The York case in U.S. District Court in Seattle relied on claims filed by York’s parents. Meantime, Roark’s parents had appealed Rothstein’s dismissal to the 9th Circuit Court of Appeals when the Department of Justice in Washington, D.C., agreed to take both cases into mediation, said Brian Brook, the New York attorney representing the two families.
That was last June. The case settled earlier this month.
“At the end of the day, the government agreed to pay the Roark parents $1.7 million — for a dismissed case,” Brook said. “If you can find a precedent for that, I’d be interested to know about it.”
Tiffany York’s parents, Timothy York, of Kerman, California, and Brenda Thomas, of Richmond Hill, Georgia, will receive $2.3 million for their daughter’s death.
The Army, in a pair of settlement stipulations, admitted no liability or blame. The Army did not respond to a request for comment.

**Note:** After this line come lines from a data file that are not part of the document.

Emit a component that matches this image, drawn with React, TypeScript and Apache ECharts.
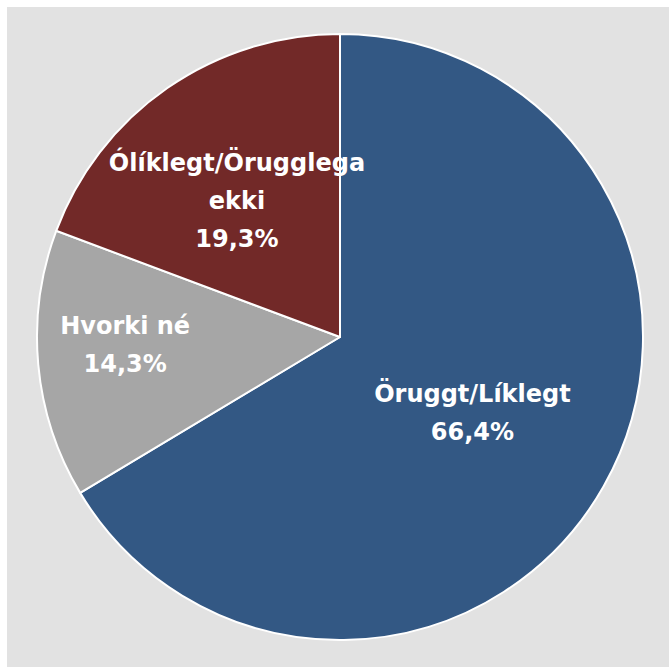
import React, { useEffect, useRef } from "react";
import * as echarts from "echarts";

const categories = ["Öruggt/Líklegt", "Hvorki né", "Ólíklegt/Örugglega\nekki"];
const values = [66.4, 14.3, 19.3];
const colors = ["#335884", "#a6a6a6", "#722928"];
const labelOffsets = [
  [-2, 0],
  [-61, -6],
  [-15, -9],
];

export default function App() {
  const ref = useRef<HTMLDivElement>(null);
  useEffect(() => {
    if (!ref.current) return;
    const chart = echarts.init(ref.current, null, { renderer: "svg" });
    chart.setOption({
      animation: false,
      backgroundColor: "#e2e2e2",
      series: [
        {
          type: "pie",
          center: [333, 330],
          radius: 303,
          startAngle: 90,
          clockwise: true,
          avoidLabelOverlap: false,
          itemStyle: { borderColor: "#ffffff", borderWidth: 2 },
          label: {
            show: true,
            position: "inside",
            color: "#ffffff",
            fontFamily: "DejaVu Sans",
            fontWeight: "bold",
            fontSize: 24,
            lineHeight: 38,
            formatter: (p: any) =>
              p.name + "\n" + p.value.toFixed(1).replace(".", ",") + "%",
          },
          labelLine: { show: false },
          data: categories.map((c, i) => ({
            name: c,
            value: values[i],
            itemStyle: { color: colors[i] },
            label: { offset: labelOffsets[i] },
          })),
        },
      ],
    });
    return () => chart.dispose();
  }, []);
  return (
    <div
      ref={ref}
      style={{ position: "absolute", left: 7, top: 7, width: 662, height: 660 }}
    />
  );
}
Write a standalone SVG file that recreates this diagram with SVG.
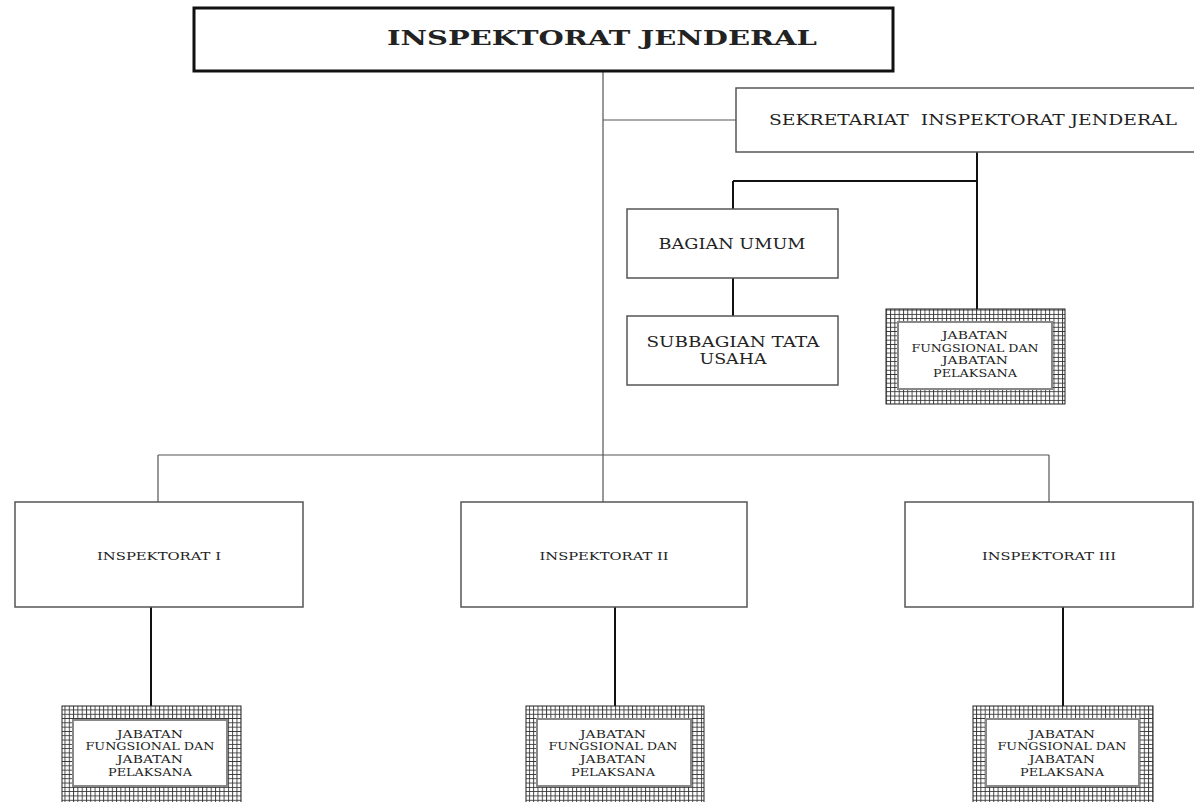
<svg xmlns="http://www.w3.org/2000/svg" width="1194" height="802" viewBox="0 0 1194 802">
<style>
.box{fill:#fff;stroke:#555;stroke-width:1.5}
.t{font-family:"DejaVu Serif","Liberation Serif",serif;fill:#222;text-anchor:middle}
.thin{stroke:#555;stroke-width:1.2;fill:none}
.thick{stroke:#111;stroke-width:2;fill:none}
.jo{fill:url(#grid);stroke:#222;stroke-width:1}
.ji{fill:#fff;stroke:#888;stroke-width:2}
.jt{font-family:"DejaVu Serif","Liberation Serif",serif;fill:#222;text-anchor:middle;font-size:11.5px}
</style>
<defs>
<pattern id="grid" patternUnits="userSpaceOnUse" width="4.3" height="4.3">
<rect width="4.3" height="4.3" fill="#fff"/>
<path d="M0 0.5H4.3M0.5 0V4.3" stroke="#333" stroke-width="0.9"/>
</pattern>
</defs>
<rect width="1194" height="802" fill="#fff"/>
<g id="connectors">
<path class="thin" d="M603 72V502M603 120H736M158 455H1049M158 455V502M1049 455V502"/>
<path class="thick" d="M977 152V309M733 181H977M733 181V209M733 278V316M151 607V706M615 607V706M1063 607V706"/>
</g>
<g id="inspektorat-jenderal">
<rect x="194" y="8" width="699" height="63" fill="#fff" stroke="#111" stroke-width="3"/>
<text class="t" x="602" y="45" font-size="21" font-weight="bold" textLength="430" lengthAdjust="spacingAndGlyphs">INSPEKTORAT JENDERAL</text>
</g>
<g id="sekretariat">
<rect class="box" x="736" y="88" width="460" height="64"/>
<text class="t" x="973" y="125" font-size="15" textLength="408" lengthAdjust="spacingAndGlyphs" style="white-space:pre">SEKRETARIAT  INSPEKTORAT JENDERAL</text>
</g>
<g id="bagian-umum">
<rect class="box" x="627" y="209" width="211" height="69"/>
<text class="t" x="732" y="249" font-size="15.5" textLength="147" lengthAdjust="spacingAndGlyphs">BAGIAN UMUM</text>
</g>
<g id="subbagian-tata-usaha">
<rect class="box" x="627" y="316" width="211" height="69"/>
<text class="t" x="733" y="347" font-size="15.5" textLength="173" lengthAdjust="spacingAndGlyphs">SUBBAGIAN TATA</text>
<text class="t" x="733" y="364" font-size="15.5" textLength="67" lengthAdjust="spacingAndGlyphs">USAHA</text>
</g>
<g id="jabatan-sekretariat">
<rect class="jo" x="886" y="309" width="179" height="95"/>
<rect class="ji" x="898" y="322" width="154" height="67"/>
<text class="jt" x="975" y="339" textLength="66" lengthAdjust="spacingAndGlyphs">JABATAN</text>
<text class="jt" x="975" y="351.5" textLength="127" lengthAdjust="spacingAndGlyphs">FUNGSIONAL DAN</text>
<text class="jt" x="975" y="364" textLength="66" lengthAdjust="spacingAndGlyphs">JABATAN</text>
<text class="jt" x="975" y="376.5" textLength="84" lengthAdjust="spacingAndGlyphs">PELAKSANA</text>
</g>
<g id="inspektorat-1">
<rect class="box" x="15" y="502" width="288" height="105"/>
<text class="t" x="159" y="560" font-size="11" textLength="124" lengthAdjust="spacingAndGlyphs">INSPEKTORAT I</text>
</g>
<g id="inspektorat-2">
<rect class="box" x="461" y="502" width="286" height="105"/>
<text class="t" x="604" y="560" font-size="11" textLength="129" lengthAdjust="spacingAndGlyphs">INSPEKTORAT II</text>
</g>
<g id="inspektorat-3">
<rect class="box" x="905" y="502" width="288" height="105"/>
<text class="t" x="1049" y="560" font-size="11" textLength="134" lengthAdjust="spacingAndGlyphs">INSPEKTORAT III</text>
</g>
<g id="jabatan-1">
<rect class="jo" x="62" y="706" width="179" height="100"/>
<rect class="ji" x="73" y="720" width="154" height="66"/>
<text class="jt" x="150" y="737.5" textLength="66" lengthAdjust="spacingAndGlyphs">JABATAN</text>
<text class="jt" x="150" y="750" textLength="129" lengthAdjust="spacingAndGlyphs">FUNGSIONAL DAN</text>
<text class="jt" x="150" y="763" textLength="66" lengthAdjust="spacingAndGlyphs">JABATAN</text>
<text class="jt" x="150" y="775.5" textLength="84" lengthAdjust="spacingAndGlyphs">PELAKSANA</text>
</g>
<g id="jabatan-2">
<rect class="jo" x="526" y="706" width="178" height="100"/>
<rect class="ji" x="537" y="719" width="154" height="67"/>
<text class="jt" x="613" y="737.5" textLength="66" lengthAdjust="spacingAndGlyphs">JABATAN</text>
<text class="jt" x="613" y="750" textLength="129" lengthAdjust="spacingAndGlyphs">FUNGSIONAL DAN</text>
<text class="jt" x="613" y="763" textLength="66" lengthAdjust="spacingAndGlyphs">JABATAN</text>
<text class="jt" x="613" y="775.5" textLength="84" lengthAdjust="spacingAndGlyphs">PELAKSANA</text>
</g>
<g id="jabatan-3">
<rect class="jo" x="973" y="706" width="180" height="100"/>
<rect class="ji" x="986" y="719" width="153" height="67"/>
<text class="jt" x="1062" y="737.5" textLength="66" lengthAdjust="spacingAndGlyphs">JABATAN</text>
<text class="jt" x="1062" y="750" textLength="129" lengthAdjust="spacingAndGlyphs">FUNGSIONAL DAN</text>
<text class="jt" x="1062" y="763" textLength="66" lengthAdjust="spacingAndGlyphs">JABATAN</text>
<text class="jt" x="1062" y="775.5" textLength="84" lengthAdjust="spacingAndGlyphs">PELAKSANA</text>
</g>
</svg>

“The government does not admit any wrongdoing,” Brook said. “But from my clients’ perspective, the payments in settlement of their claims is a tacit admission that mistakes were made, and without the continued stress of pending litigation.”
“Ultimately, none of this is close to compensation for the loss of their children,” he said.
Brook uncovered significant evidence that the Army knew Aguigui was a threat, including that he had almost certainly strangled his pregnant wife, Army Sgt. Dierdre Wetzger, six months before Roark and York were killed.
That investigation languished, however, while the Army went ahead and paid Aguigui $500,000 in death benefits, which he used to recruit and fund his private extremist militia on base, which he called FEAR — an acronym for “Forever Enduring, Always Ready.” He used some of that money to buy $32,000 in firearms from a Wenatchee gun store in September 2011, according to court documents.
Aguigui joined the Army after being home schooled in Chelan. He recruited troubled soldiers with drugs, video games and big talk of overthrowing the government, and he attracted a handful of followers into FEAR, including Roark, by the winter of 2011.
However, Roark got into trouble and was discharged, and according to court documents and news reports, Aguigui worried he might give away their plans. In December, Roark and York were lured into the woods outside the base, where another member of the group, former Sgt. Anthony Peden, a heroin-addicted combat veteran of the Afghanistan and Iraq wars, shot York, a high-school junior.
Another FEAR member, Pvt. Christopher Salmon, forced Roark to his knees and shot him as he begged for his life, according to evidence at the trials.
Aguigui and Salmon were sentenced to life without parole for those killings. Peden was given life with parole, with the judge citing his extensive combat record and his suffering from a traumatic brain injury.
As much as anything else, the Aguigui saga has shone a light on an issue that the military has struggled with for years — the existence of extremists within its ranks, said Ryan Lenz, a senior investigative writer for the Southern Poverty Law Center, which tracks extremists and militias.
The phenomenon seen in the Aguigui case is not new, but it is always disturbing because almost every extremist group has an end game of violence in mind, be it a race war or a confrontation with the federal government.